Word for word, quote all of the material, omitting the pictures.

═══

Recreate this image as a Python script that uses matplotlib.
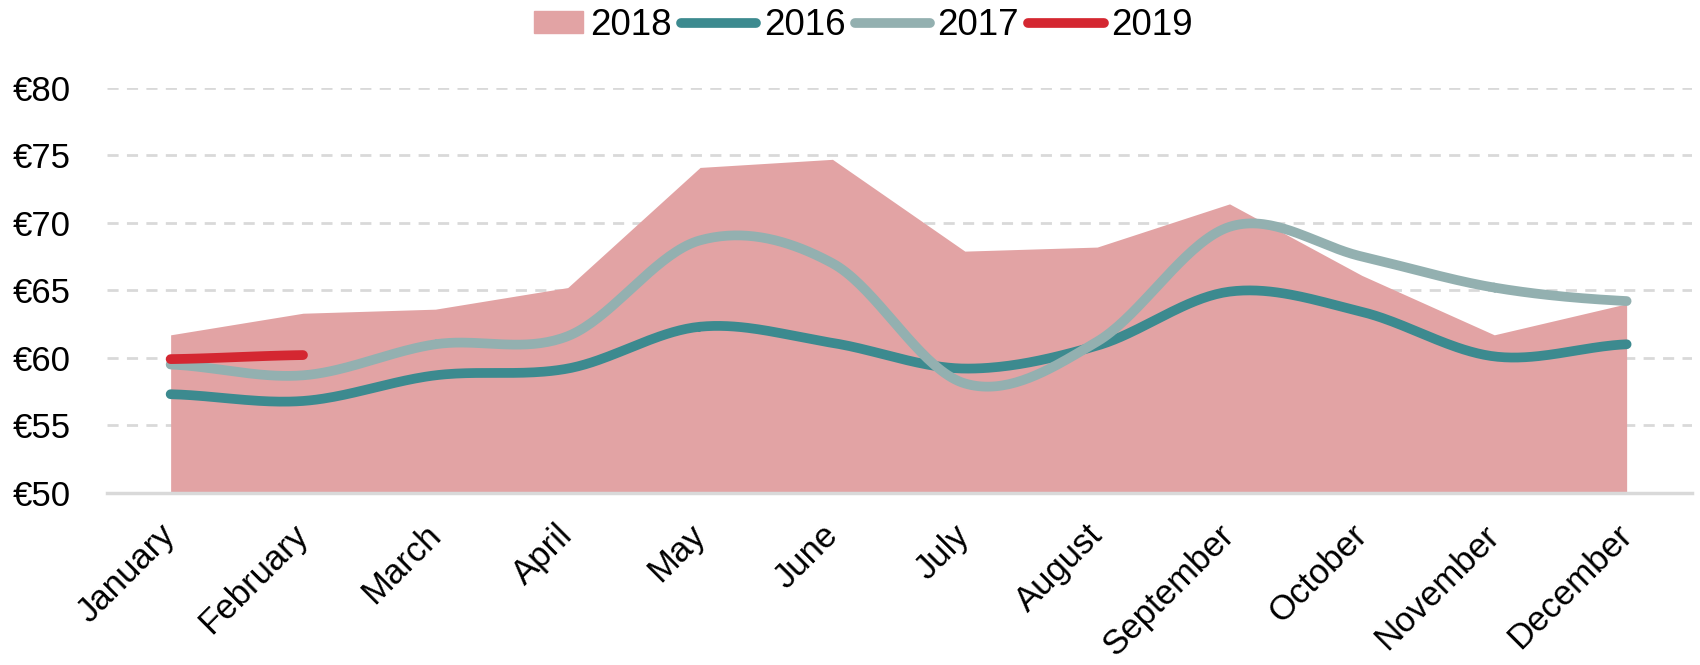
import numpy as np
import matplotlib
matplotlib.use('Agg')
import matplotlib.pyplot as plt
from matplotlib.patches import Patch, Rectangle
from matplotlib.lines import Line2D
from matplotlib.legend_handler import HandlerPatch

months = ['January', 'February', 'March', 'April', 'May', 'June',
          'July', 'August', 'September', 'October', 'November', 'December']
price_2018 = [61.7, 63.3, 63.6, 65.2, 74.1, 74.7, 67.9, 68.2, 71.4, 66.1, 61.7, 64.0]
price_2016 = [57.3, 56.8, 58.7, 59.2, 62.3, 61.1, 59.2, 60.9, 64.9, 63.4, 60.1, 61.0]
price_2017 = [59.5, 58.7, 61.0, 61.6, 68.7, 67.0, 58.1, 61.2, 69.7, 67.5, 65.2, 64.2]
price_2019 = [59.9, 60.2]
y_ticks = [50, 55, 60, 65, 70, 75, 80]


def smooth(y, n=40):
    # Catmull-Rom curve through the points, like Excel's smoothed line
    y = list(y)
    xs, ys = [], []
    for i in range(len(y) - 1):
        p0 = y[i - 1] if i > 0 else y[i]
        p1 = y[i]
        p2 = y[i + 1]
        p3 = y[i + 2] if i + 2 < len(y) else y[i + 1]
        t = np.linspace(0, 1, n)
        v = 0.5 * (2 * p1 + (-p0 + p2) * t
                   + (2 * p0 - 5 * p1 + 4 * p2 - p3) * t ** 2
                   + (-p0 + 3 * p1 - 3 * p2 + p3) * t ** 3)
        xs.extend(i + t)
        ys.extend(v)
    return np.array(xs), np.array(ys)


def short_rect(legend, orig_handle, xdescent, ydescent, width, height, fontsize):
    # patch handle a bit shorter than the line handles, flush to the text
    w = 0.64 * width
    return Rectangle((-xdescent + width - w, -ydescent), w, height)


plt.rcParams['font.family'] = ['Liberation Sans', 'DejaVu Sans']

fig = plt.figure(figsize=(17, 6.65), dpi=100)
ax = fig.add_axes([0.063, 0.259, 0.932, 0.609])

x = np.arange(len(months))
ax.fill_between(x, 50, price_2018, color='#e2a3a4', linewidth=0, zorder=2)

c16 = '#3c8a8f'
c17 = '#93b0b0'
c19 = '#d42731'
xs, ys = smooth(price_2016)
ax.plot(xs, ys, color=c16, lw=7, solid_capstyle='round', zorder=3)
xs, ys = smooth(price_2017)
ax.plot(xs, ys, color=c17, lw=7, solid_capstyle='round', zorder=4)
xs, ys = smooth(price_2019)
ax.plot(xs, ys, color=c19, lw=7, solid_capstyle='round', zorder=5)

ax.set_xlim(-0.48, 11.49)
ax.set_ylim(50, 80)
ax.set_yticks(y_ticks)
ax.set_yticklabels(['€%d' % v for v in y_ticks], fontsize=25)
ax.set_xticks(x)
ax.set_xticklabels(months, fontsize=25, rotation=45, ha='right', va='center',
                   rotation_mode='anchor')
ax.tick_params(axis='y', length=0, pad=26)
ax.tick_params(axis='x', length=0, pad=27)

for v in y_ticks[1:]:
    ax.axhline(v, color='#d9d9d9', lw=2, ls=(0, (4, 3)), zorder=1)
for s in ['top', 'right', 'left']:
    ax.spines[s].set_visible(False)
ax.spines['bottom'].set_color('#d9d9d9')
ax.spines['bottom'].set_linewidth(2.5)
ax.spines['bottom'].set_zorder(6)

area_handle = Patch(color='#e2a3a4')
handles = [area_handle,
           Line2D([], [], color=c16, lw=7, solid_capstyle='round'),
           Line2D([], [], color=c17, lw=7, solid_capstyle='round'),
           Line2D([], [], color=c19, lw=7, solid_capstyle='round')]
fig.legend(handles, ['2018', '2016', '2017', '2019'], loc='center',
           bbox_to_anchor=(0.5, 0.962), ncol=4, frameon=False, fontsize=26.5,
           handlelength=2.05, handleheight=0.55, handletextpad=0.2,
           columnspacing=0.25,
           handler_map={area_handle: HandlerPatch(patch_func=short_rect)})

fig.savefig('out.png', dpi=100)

═══

Answer:
Recreate this image as a Python script that uses matplotlib.
import numpy as np
import matplotlib
matplotlib.use('Agg')
import matplotlib.pyplot as plt
from matplotlib.patches import Patch, Rectangle
from matplotlib.lines import Line2D
from matplotlib.legend_handler import HandlerPatch

months = ['January', 'February', 'March', 'April', 'May', 'June',
          'July', 'August', 'September', 'October', 'November', 'December']
price_2018 = [61.7, 63.3, 63.6, 65.2, 74.1, 74.7, 67.9, 68.2, 71.4, 66.1, 61.7, 64.0]
price_2016 = [57.3, 56.8, 58.7, 59.2, 62.3, 61.1, 59.2, 60.9, 64.9, 63.4, 60.1, 61.0]
price_2017 = [59.5, 58.7, 61.0, 61.6, 68.7, 67.0, 58.1, 61.2, 69.7, 67.5, 65.2, 64.2]
price_2019 = [59.9, 60.2]
y_ticks = [50, 55, 60, 65, 70, 75, 80]


def smooth(y, n=40):
    # Catmull-Rom curve through the points, like Excel's smoothed line
    y = list(y)
    xs, ys = [], []
    for i in range(len(y) - 1):
        p0 = y[i - 1] if i > 0 else y[i]
        p1 = y[i]
        p2 = y[i + 1]
        p3 = y[i + 2] if i + 2 < len(y) else y[i + 1]
        t = np.linspace(0, 1, n)
        v = 0.5 * (2 * p1 + (-p0 + p2) * t
                   + (2 * p0 - 5 * p1 + 4 * p2 - p3) * t ** 2
                   + (-p0 + 3 * p1 - 3 * p2 + p3) * t ** 3)
        xs.extend(i + t)
        ys.extend(v)
    return np.array(xs), np.array(ys)


def short_rect(legend, orig_handle, xdescent, ydescent, width, height, fontsize):
    # patch handle a bit shorter than the line handles, flush to the text
    w = 0.64 * width
    return Rectangle((-xdescent + width - w, -ydescent), w, height)


plt.rcParams['font.family'] = ['Liberation Sans', 'DejaVu Sans']

fig = plt.figure(figsize=(17, 6.65), dpi=100)
ax = fig.add_axes([0.063, 0.259, 0.932, 0.609])

x = np.arange(len(months))
ax.fill_between(x, 50, price_2018, color='#e2a3a4', linewidth=0, zorder=2)

c16 = '#3c8a8f'
c17 = '#93b0b0'
c19 = '#d42731'
xs, ys = smooth(price_2016)
ax.plot(xs, ys, color=c16, lw=7, solid_capstyle='round', zorder=3)
xs, ys = smooth(price_2017)
ax.plot(xs, ys, color=c17, lw=7, solid_capstyle='round', zorder=4)
xs, ys = smooth(price_2019)
ax.plot(xs, ys, color=c19, lw=7, solid_capstyle='round', zorder=5)

ax.set_xlim(-0.48, 11.49)
ax.set_ylim(50, 80)
ax.set_yticks(y_ticks)
ax.set_yticklabels(['€%d' % v for v in y_ticks], fontsize=25)
ax.set_xticks(x)
ax.set_xticklabels(months, fontsize=25, rotation=45, ha='right', va='center',
                   rotation_mode='anchor')
ax.tick_params(axis='y', length=0, pad=26)
ax.tick_params(axis='x', length=0, pad=27)

for v in y_ticks[1:]:
    ax.axhline(v, color='#d9d9d9', lw=2, ls=(0, (4, 3)), zorder=1)
for s in ['top', 'right', 'left']:
    ax.spines[s].set_visible(False)
ax.spines['bottom'].set_color('#d9d9d9')
ax.spines['bottom'].set_linewidth(2.5)
ax.spines['bottom'].set_zorder(6)

area_handle = Patch(color='#e2a3a4')
handles = [area_handle,
           Line2D([], [], color=c16, lw=7, solid_capstyle='round'),
           Line2D([], [], color=c17, lw=7, solid_capstyle='round'),
           Line2D([], [], color=c19, lw=7, solid_capstyle='round')]
fig.legend(handles, ['2018', '2016', '2017', '2019'], loc='center',
           bbox_to_anchor=(0.5, 0.962), ncol=4, frameon=False, fontsize=26.5,
           handlelength=2.05, handleheight=0.55, handletextpad=0.2,
           columnspacing=0.25,
           handler_map={area_handle: HandlerPatch(patch_func=short_rect)})

fig.savefig('out.png', dpi=100)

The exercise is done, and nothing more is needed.